I remember everyone taking "Ludes" and just having a great relaxing time...boy do I miss the feeling that we were all experiencing during those parties.
Everyone in harmony together listening to music-making out-talking and just having the time of our lives, preparing to become adults.
Bring back the Ludes!
#21 Marc 2017-12-13 11:51
It was the late 70's, we were teenagers, birth control was free to women of any age, Quaaludes were plentiful and there was no such thing as AIDS. I could cry to think about it.

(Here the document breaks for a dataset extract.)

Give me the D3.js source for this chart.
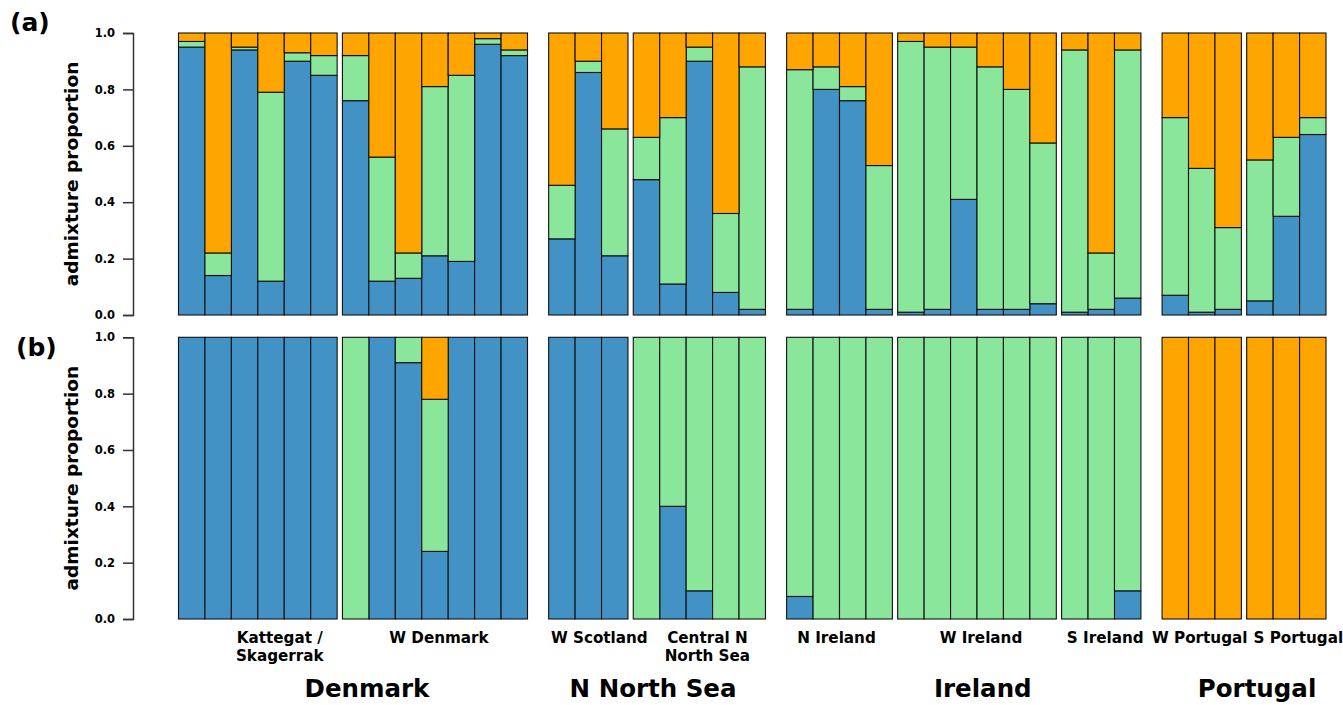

But perhaps my favorite tale of 'Ludeness happened just a couple of years ago. I am fortunate enough to live in Colorado where we'd come to our senses a few years before that. I had had an unfortunate recent occasion to enlist the aid of my small town cops with some agro neighbors. Seeing the constable who had quelled the unruly miscreants as I ambled about a music festival, I approached said officer to offer my thanks. He looked at me with a purse-lipped scowl, turned and walked away. It was only later that I realized I had just spoken to a cop while wearing a Quaalude hat and with a fat joint over each ear. Not everything has gotten worse since we were kids...
#20 Gary 2017-12-12 14:35
Howard, I randomly went to the website and just read your brief comments, and it took me back momentarily. However, I'm even more curious about you! I used to know a Howie Goldberg back in the day, who drove a cute Datsun 2000, and who popped Q's day & night along with the rest of us. It's been about 35 years or so, but might that be you?
#19 howard goldberg 2017-12-12 10:35
i love ludes oh so much. it was the driving that got tricky. wrap up many a car playing pong on the way home. but oh how the women luved those things. always a fun night till i had 1 or 3 too many. god i miss those days. being an adult just sucks without them. no martini, just a lude to kick back and im golden
#18 Steelerpeach 2017-06-03 22:09
We called them sopors. Ten cents apiece. Best times of my life 1970 in Ohio state campus. 71s and orange A/S. man!!!!